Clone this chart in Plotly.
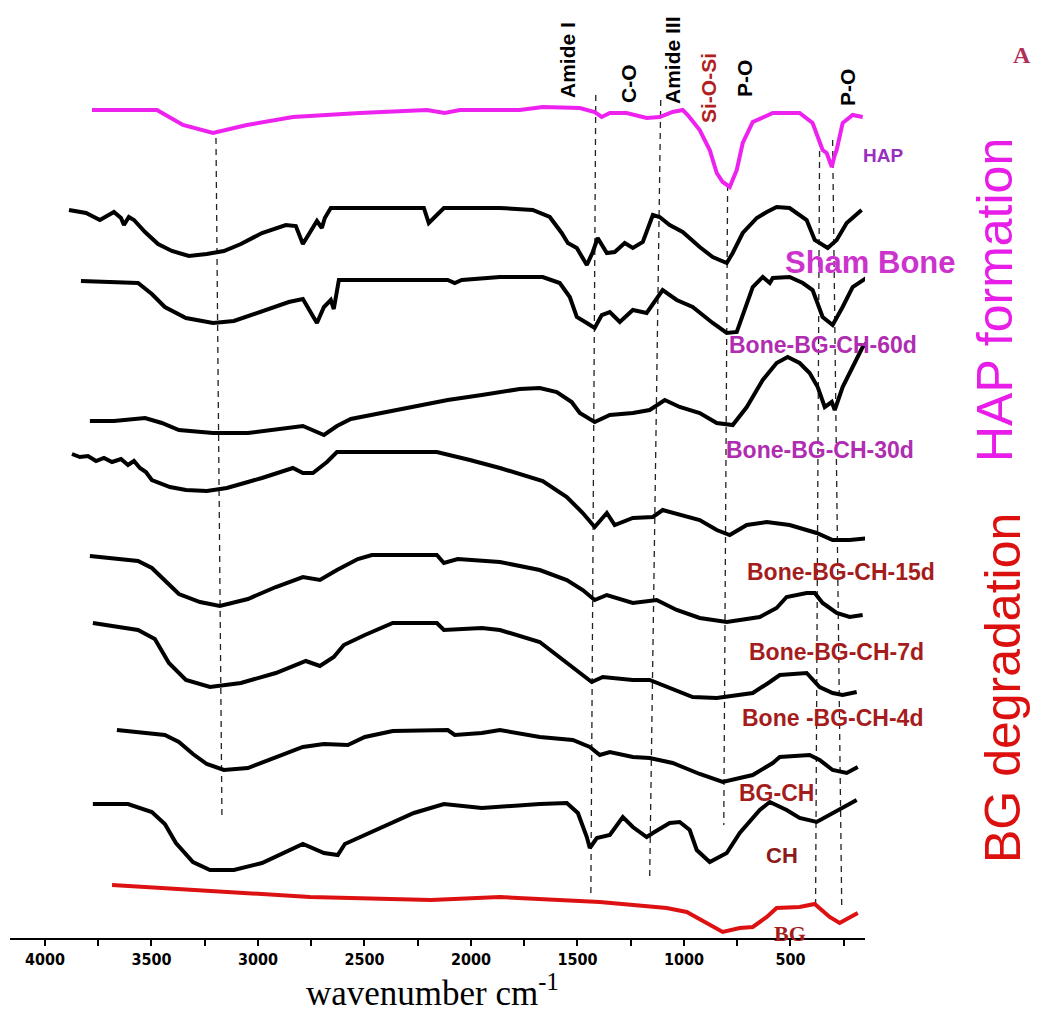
import plotly.graph_objects as go

# ---- x-axis ticks ----
x_tick_vals = [4000, 3500, 3000, 2500, 2000, 1500, 1000, 500]
x_tick_text = ["4000", "3500", "3000", "2500", "2000", "1500", "1000", "500"]
x_minor_vals = [3750, 3250, 2750, 2250, 1750, 1250, 750, 250]

# ---- spectra (wavenumber, offset transmittance a.u.) ----
hap_wn = [3779, 3474, 3352, 3211, 3052, 2836, 2522, 2207, 2123, 2052, 1771, 1663, 1489, 1419, 1386, 1348,
          1269, 1175, 1114, 1053, 1006, 982, 926, 879, 846, 818, 785, 752, 724, 677, 583, 457, 396, 363,
          349, 330, 316, 306, 292, 283, 255, 208, 161]
hap_t = [828, 828, 813, 805, 813, 821, 825, 828, 825, 828, 828, 831, 830, 826, 821, 825,
         825, 820, 821, 826, 828, 823, 808, 788, 765, 756, 751, 768, 795, 816, 825, 825, 815, 795,
         788, 785, 775, 771, 783, 788, 815, 823, 821]

sham_wn = [3887, 3807, 3742, 3676, 3643, 3629, 3606, 3582, 3530, 3469, 3404, 3324, 3240, 3160, 3080, 2981,
           2869, 2822, 2789, 2756, 2723, 2700, 2686, 2658, 2221, 2198, 2174, 2127, 1864, 1710, 1630, 1574,
           1545, 1503, 1456, 1428, 1405, 1362, 1325, 1278, 1240, 1193, 1146, 1114, 1067, 1006, 926, 865,
           799, 771, 724, 658, 611, 565, 504, 424, 386, 325, 283, 236, 166]
sham_t = [728, 725, 718, 726, 720, 713, 721, 718, 706, 694, 687, 682, 684, 687, 694, 705,
          713, 712, 694, 706, 717, 710, 720, 730, 730, 715, 720, 730, 730, 728, 721, 705,
          695, 690, 673, 686, 700, 685, 686, 695, 690, 696, 723, 721, 713, 706, 691, 681,
          675, 685, 705, 720, 726, 731, 730, 718, 698, 690, 698, 715, 728]

d60_wn = [3831, 3662, 3563, 3498, 3437, 3338, 3211, 3113, 2981, 2855, 2789, 2756, 2723, 2690, 2658, 2644,
          2620, 2109, 2076, 2043, 1864, 1663, 1583, 1536, 1503, 1456, 1419, 1386, 1348, 1301, 1240, 1175,
          1100, 1034, 959, 865, 799, 752, 677, 630, 597, 583, 504, 442, 396, 349, 302, 255, 208, 137]
d60_t = [657, 656, 655, 644, 631, 620, 615, 617, 627, 636, 639, 627, 615, 631, 638, 629,
         658, 658, 655, 658, 661, 661, 655, 641, 621, 615, 610, 623, 626, 616, 628, 625,
         648, 638, 631, 615, 605, 606, 651, 661, 655, 660, 661, 655, 648, 621, 613, 631, 651, 661]

d30_wn = [3789, 3676, 3530, 3451, 3371, 3211, 3047, 2789, 2690, 2629, 2564, 2109, 1949, 1771, 1677, 1597,
          1527, 1489, 1419, 1348, 1240, 1161, 1090, 1020, 926, 846, 771, 705, 630, 565, 513, 457, 410,
          372, 339, 306, 292, 255, 208, 161, 128]
d30_t = [517, 517, 520, 515, 508, 505, 505, 512, 503, 512, 519, 538, 543, 549, 550, 546,
         536, 525, 516, 523, 525, 528, 538, 531, 525, 515, 513, 531, 558, 575, 581, 575, 565,
         551, 531, 536, 528, 551, 571, 591, 598]

d15_wn = [3873, 3836, 3798, 3760, 3723, 3685, 3643, 3610, 3582, 3554, 3526, 3498, 3413, 3338, 3240, 3146,
          3047, 2981, 2836, 2789, 2742, 2676, 2629, 2160, 2005, 1864, 1663, 1550, 1475, 1419, 1362, 1325,
          1240, 1146, 1100, 1020, 926, 846, 785, 705, 611, 504, 377, 302, 222, 128]
d15_t = [484, 481, 482, 477, 480, 476, 479, 473, 477, 470, 466, 458, 451, 448, 447, 450,
         456, 460, 470, 465, 465, 476, 486, 486, 478, 470, 457, 441, 425, 411, 425, 413,
         420, 421, 428, 423, 418, 408, 403, 413, 416, 413, 405, 398, 398, 400]

d7_wn = [3789, 3563, 3498, 3437, 3371, 3272, 3179, 3047, 2916, 2789, 2709, 2629, 2531, 2465, 2160, 2127,
         2062, 1864, 1677, 1550, 1475, 1419, 1362, 1240, 1128, 1034, 926, 799, 644, 565, 518, 424, 386,
         349, 283, 222, 161]
d7_t = [382, 377, 370, 358, 344, 336, 332, 339, 351, 361, 358, 368, 379, 383, 383, 375,
        379, 376, 368, 358, 348, 338, 343, 335, 338, 328, 320, 316, 321, 330, 341, 345, 345,
        335, 325, 321, 323]

d4_wn = [3775, 3563, 3484, 3418, 3338, 3225, 3080, 2916, 2775, 2709, 2644, 2597, 2498, 2367, 2160, 2127,
         1949, 1864, 1677, 1489, 1433, 1381, 1240, 1161, 1081, 959, 846, 677, 597, 550, 424, 363, 302,
         255, 189]
d4_t = [315, 308, 299, 275, 258, 251, 255, 265, 277, 272, 281, 293, 303, 315, 315, 308,
        310, 308, 296, 265, 256, 261, 258, 258, 251, 241, 240, 245, 256, 263, 265, 251, 245,
        243, 246]

bgch_wn = [3662, 3437, 3371, 3305, 3240, 3160, 3047, 2916, 2789, 2690, 2578, 2498, 2367, 2109, 2076, 1949,
           1864, 1677, 1522, 1442, 1395, 1348, 1240, 1161, 1053, 926, 818, 677, 583, 550, 410, 363, 302,
           236, 184]
bgch_t = [208, 203, 196, 184, 174, 168, 170, 181, 191, 194, 193, 201, 207, 208, 203, 205,
          208, 201, 198, 191, 183, 186, 181, 180, 175, 164, 156, 163, 175, 181, 183, 178, 168,
          165, 171]

ch_wn = [3775, 3610, 3498, 3437, 3385, 3305, 3225, 3113, 2981, 2789, 2690, 2625, 2592, 2432, 2268, 2127,
         1949, 1677, 1550, 1498, 1456, 1442, 1409, 1348, 1287, 1240, 1175, 1146, 1067, 1020, 973, 940,
         879, 799, 738, 644, 597, 518, 457, 377, 302, 189]
ch_t = [134, 134, 126, 114, 95, 76, 68, 68, 75, 94, 85, 83, 94, 109, 125, 134,
        130, 134, 135, 125, 101, 90, 100, 103, 121, 111, 101, 105, 115, 116, 108, 88,
        76, 85, 105, 128, 136, 128, 120, 116, 125, 138]

bg_wn = [3685, 3240, 2756, 2188, 1864, 1395, 1081, 987, 893, 818, 738, 677, 611, 565, 457, 386, 316, 269, 184]
bg_t = [53, 47, 41, 38, 41, 36, 30, 26, 15, 6, 10, 11, 21, 30, 31, 34, 21, 15, 25]

# ---- dashed band-assignment guides (top wn, top level, bottom wn, bottom level) ----
guide_wn_top = [3197, 1414, 1109, 795, 363, 302]
guide_t_top = [800, 843, 838, 753, 798, 798]
guide_wn_bot = [3169, 1437, 1161, 813, 382, 259]
guide_t_bot = [123, 43, 58, 113, 33, 28]

fig = go.Figure()

for i in range(len(guide_wn_top)):
    fig.add_trace(go.Scatter(x=[guide_wn_top[i], guide_wn_bot[i]], y=[guide_t_top[i], guide_t_bot[i]],
                             mode="lines", line=dict(color="#222222", width=1.3, dash="6px,5px"),
                             showlegend=False, hoverinfo="skip"))

series = [
    ("HAP", hap_wn, hap_t, "#ee22ee"),
    ("Sham Bone", sham_wn, sham_t, "black"),
    ("Bone-BG-CH-60d", d60_wn, d60_t, "black"),
    ("Bone-BG-CH-30d", d30_wn, d30_t, "black"),
    ("Bone-BG-CH-15d", d15_wn, d15_t, "black"),
    ("Bone-BG-CH-7d", d7_wn, d7_t, "black"),
    ("Bone-BG-CH-4d", d4_wn, d4_t, "black"),
    ("BG-CH", bgch_wn, bgch_t, "black"),
    ("CH", ch_wn, ch_t, "black"),
    ("BG", bg_wn, bg_t, "#dd1111"),
]
for name, xs, ys, col in series:
    fig.add_trace(go.Scatter(x=xs, y=ys, mode="lines", name=name,
                             line=dict(color=col, width=4), showlegend=False))

L, R, T, B = 10, 865, 0, 938


def P(px, py):
    return dict(x=(px - L) / (R - L), y=(B - py) / (B - T), xref="paper", yref="paper")


ann = []


def lab(text, px, py, size, color, angle=0, family="Liberation Sans, Arial", bold=True):
    d = P(px, py)
    d.update(text=text, showarrow=False, textangle=angle, xanchor="center", yanchor="middle",
             font=dict(family=family, size=size, color=color, weight="bold" if bold else "normal"))
    ann.append(d)


red = "#a51c1c"
mag = "#b02cb0"
lab("HAP", 883, 155, 19, "#9a2ec0")
lab("Sham Bone", 870, 262, 31, "#cc33cc")
lab("Bone-BG-CH-60d", 823, 345, 23, mag)
lab("Bone-BG-CH-30d", 820, 450, 23, mag)
lab("Bone-BG-CH-15d", 841, 572, 23, red)
lab("Bone-BG-CH-7d", 836, 652, 23, red)
lab("Bone -BG-CH-4d", 832, 718, 23, red)
lab("BG-CH", 776, 793, 23, red)
lab("CH", 782, 855, 22, "#8b1a1a")
lab("BG", 790, 933, 22, red, family="Liberation Serif, Times New Roman")

lab("Amide I", 568, 60, 21, "black", angle=-90)
lab("C-O", 628, 84, 21, "black", angle=-90)
lab("Amide III", 673, 60, 21, "black", angle=-90)
lab("Si-O-Si", 708, 88, 21, "#b02020", angle=-90)
lab("P-O", 745, 79, 21, "black", angle=-90)
lab("P-O", 847, 88, 21, "black", angle=-90)

lab("HAP formation", 995, 300, 50, "#e81ee8", angle=-90, bold=False)
lab("BG degradation", 1003, 688, 50, "#dd1010", angle=-90, bold=False)
lab("A", 1022, 55, 24, "#b0305a", family="Liberation Serif, Times New Roman")

lab("wavenumber cm<sup>-1</sup>", 432, 990, 35, "black", family="Liberation Serif, Times New Roman", bold=False)

fig.update_layout(
    width=1037, height=1016,
    margin=dict(l=L, r=1037 - R, t=T, b=1016 - B),
    paper_bgcolor="white", plot_bgcolor="white",
    annotations=ann,
    xaxis=dict(range=[4164, 150], tickmode="array", tickvals=x_tick_vals, ticktext=x_tick_text,
               ticks="outside", ticklen=6, tickwidth=1.5, tickcolor="black",
               showline=True, linecolor="black", linewidth=2, showgrid=False, zeroline=False,
               tickfont=dict(family="DejaVu Sans Condensed, Liberation Sans Narrow", size=16,
                             color="black", weight="bold"),
               minor=dict(tickmode="array", tickvals=x_minor_vals, ticks="outside", ticklen=6,
                          tickwidth=1.5, tickcolor="black", showgrid=False)),
    yaxis=dict(range=[0, 938], visible=False, showgrid=False, zeroline=False),
)

fig.write_html("out.html")
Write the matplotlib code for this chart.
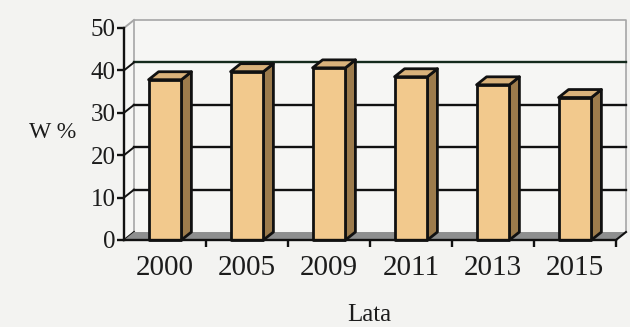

■ **Stated task**:
Starting with the first line of the data above and ending with the line containing "788, 785, 775, 771, 783, 788, 815, 823, 821]", please restate every line exactly, leaving images out.

■ **Result for this exercise**:
Clone this chart in Plotly.
import plotly.graph_objects as go

# ---- x-axis ticks ----
x_tick_vals = [4000, 3500, 3000, 2500, 2000, 1500, 1000, 500]
x_tick_text = ["4000", "3500", "3000", "2500", "2000", "1500", "1000", "500"]
x_minor_vals = [3750, 3250, 2750, 2250, 1750, 1250, 750, 250]

# ---- spectra (wavenumber, offset transmittance a.u.) ----
hap_wn = [3779, 3474, 3352, 3211, 3052, 2836, 2522, 2207, 2123, 2052, 1771, 1663, 1489, 1419, 1386, 1348,
          1269, 1175, 1114, 1053, 1006, 982, 926, 879, 846, 818, 785, 752, 724, 677, 583, 457, 396, 363,
          349, 330, 316, 306, 292, 283, 255, 208, 161]
hap_t = [828, 828, 813, 805, 813, 821, 825, 828, 825, 828, 828, 831, 830, 826, 821, 825,
         825, 820, 821, 826, 828, 823, 808, 788, 765, 756, 751, 768, 795, 816, 825, 825, 815, 795,
         788, 785, 775, 771, 783, 788, 815, 823, 821]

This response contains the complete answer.